Unit testing is hugely popular these days, but the only testing that really counts in the end is done at the system level. Specifically, testing difficult components across a wide range of inputs can be faster at the unit level, but it doesn’t remove the need to verify that the integration with other pieces is also functioning. In that way, some unit testing for difficult pieces may be effective, but unit testing rather simple and obvious pieces at both the unit level and the system level is wasted effort, and it creates make-work when extending the code. Automated system testing is hugely effective, but strangely not very popular. I guess it is just easier to splat it out at the unit level, or visually inspect the results.

From a user perspective, simple functionality that is easily explained is important for a usable tool but it also makes the testing simpler as well. If the test cases are hugely complicated and hard to complete properly, chances are the software isn’t too pleasant to use. The two are related. Code should always encapsulate the inherent difficulties, even if that means the code is somewhat more complicated.

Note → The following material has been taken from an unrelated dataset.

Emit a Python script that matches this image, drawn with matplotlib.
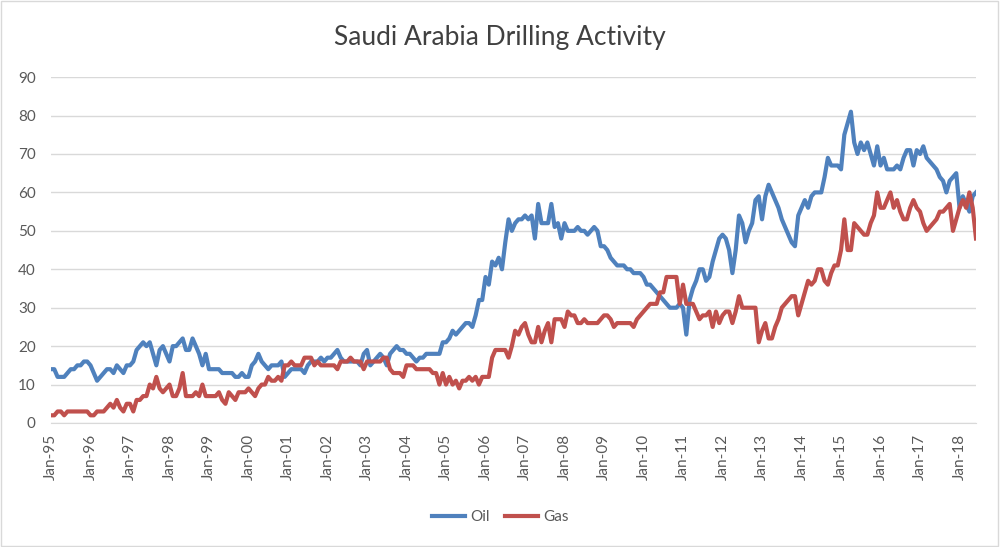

An overly-simple internal algorithm that transfers the problems up to the users may seem elegant, but if it isn’t really solving the problem at hand, it isn’t really useful (and the users are definitely not going to be grateful).

There are probably a lot more issues that I’ve forgotten. Everything about software development comes down to what you are actually building, and since we’re inherently less than perfect, testing is the only real form of quality control that we can apply. Software development is really more about controlling complexity and difficult people (users, managers AND programmers) than it is about assembling instructions for a computer to follow (that’s usually the easy part). Testing is that point in the project where the all of the theories, plans, ideas and wishful thinking come crashing into reality. With practice this collision can be dampened, but it’s never going to be easy, and you can’t avoid it. It’s best to spend as much initial effort as possible to keep it from becoming the main source of failure.